Was die Google-Untersuchung versuchte, unter Effizienzgesichtspunkten besserer Teamarbeit gegenüber hierarchischen Organisationen mit klarer Entscheidungsdelegation herauszufinden: „As long as everyone got a chance to talk, the team did well. But if only one person or a small group spoke all the time, the collective intelligence declined” Dabei geht es nicht um Recht, sondern mit Respekt ist ein Grundrecht gemeint. Es ist das Grundrecht sozialer Interaktion, der Kern von Intersubjektivität, das grundsätzliche Recht zu existieren. Darauf hat Simone de Beauvoir mit Nachdruck hingewiesen im Satz: „Man kommt nicht als Frau zur Welt, man wird es“ , dass jede biologische oder physiologische Evidenz Proton Pseudos, ein grundlegender Irrtum ist. Und dieser Irrtum geht soweit, wie Lacan in seinem vielfach strittig diskutierten Satz über die Frau: „la femme n’existe pas“ festgehalten hat, dass gerade dann, wenn es unendliche viele Aussagen über die Frau gibt – und zu keinem Thema gibt es mehr – und diese Aussagen relationale sind, Aussagen aus dem Blickwinkel des Mannes formuliert, der Abstand so groß sein kann, dass das worüber gesprochen wird, nur in relativen Aussagen und in einer männlichen Deutung existiert.
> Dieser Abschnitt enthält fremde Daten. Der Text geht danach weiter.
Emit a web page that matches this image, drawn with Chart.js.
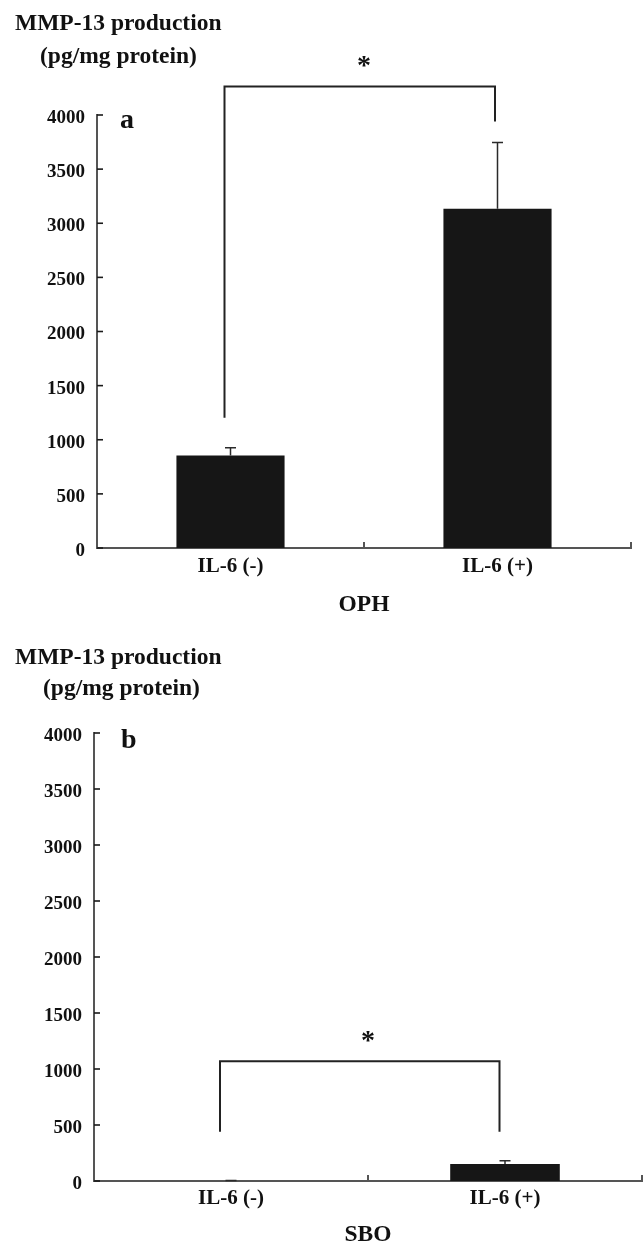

Die Frau existiert nicht, meint also, sie hat keine eigene Sprache, insofern auch sie selbst noch ungewollt die Sprache des männlichen Blickwinkels spricht; das hat viel Widerstand hervorgerufen und so schon einmal den Abstand verkleinert und das geschlossene Gefäß der Sprache über die Frau ein wenig geöffnet; zumindest war der Spalt so groß, dass man hineinschielen konnte in die blumige Welt der Codierung der Frau bzw. der Weiblichkeit.